This paper presents a new approach to unsupervised learning of controllable keypoints called Transporter with the following contributions:
The authors present a new method that learns keypoints robust to varying number, size and motion of objects in an completely unsupervised fashion.
They demonstrate that the learned keypoints can significantly boost efficiency of RL by learning relevant features.
They also show that since the keypoints learned are controllable, they are able to explore in the space of keypoints leading to much efficient action exploration.
In this work, authors presents a new approach to learning keypoint in an completely unsupervised way called "Transporter". Transport takes in a pair of images in input which differ in object position or obtained as a result of an applied control. Transporter network produces two outputs in the form of: a feature head and a keypoint head. The keypoint head predicts a fixed set of keypoints and the feature head is the features obtained via CNN layers. Now, the loss works in three steps: a. The area around the keypoints of both source and target image are suppressed by setting to zero in the source image. To this updated source image, features from target image are added at the corresponding points of target keypoints. The output is regressed to be equal to the target image with the MSE reconstruction loss. The intuition is that the keypoints should be accurate and have sufficient unordered correspondence such that source image can be transformed to target image by cleaning features of source image that are located at any of keypoints and adding features at target keypoints. The idea is very intuitive and I appreciate the simplicity of the method.
The extracted keypoints can be input to a RL algorithm in the form of a heatmap where the transporter network is pretrained using random exploration. The transporter weights are not changed during the RL algorithm training. Authors also discuss another application of keypoints. By designing intrinsic motivation rewards for an RL agent in the form of displacement of each keypoint leads to an agent that explores in the space of keypoints. The authors train Kx4 agents for each keypoint to move in 4 possible directions. They use this agent to explore by following a particular agent for a number of timesteps before switching to another agent leading to temporally extended exploration.

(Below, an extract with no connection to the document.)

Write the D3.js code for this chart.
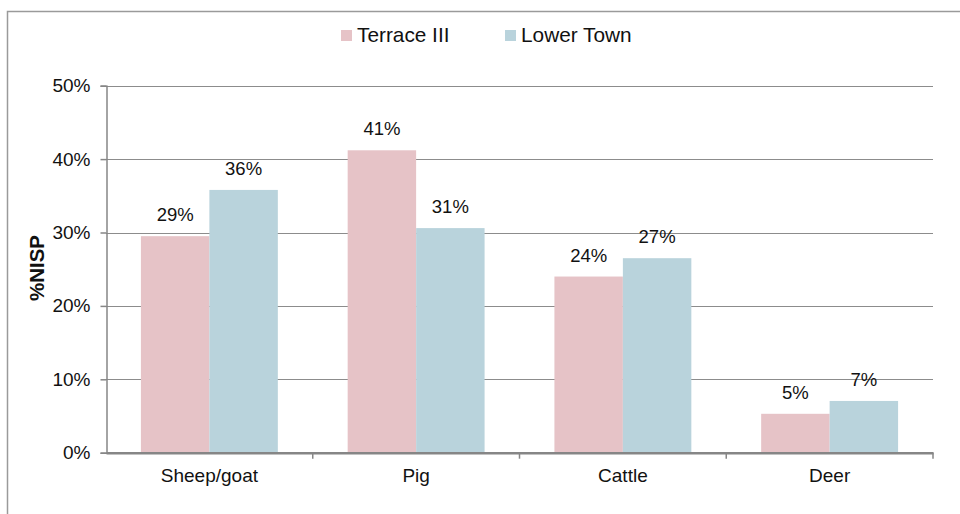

The authors demonstrate that the Keypoints learned by transporter networks are effective at long term tracking. They compare the precision and recall with baselines which encode a keypoint bottleneck and show that they can outperform them. They also demonstrate the utility of learned keypoints in sample efficient RL by pretraining transporter and training RL agent on Atari environment and beating the state of the art model-based and model-free algorithms by a significant margin. Another experiment demonstrate the controlling keypoints lead to deep exploration behavior in Atari compared to a random exploration baseline. I encourage the authors to add further baselines for the RL tasks comparing to method the focus of feature representation learning combined with RL as opposed to pure RL baselines. Additionally, I also suggest the authors to add exploration baselines like - Planning to explore, Psuedocount based exploration for their exploration agent in keypoint space. Overall this paper presents a very intuitive idea in a clear way and has a number of supporting experiments to validate the idea.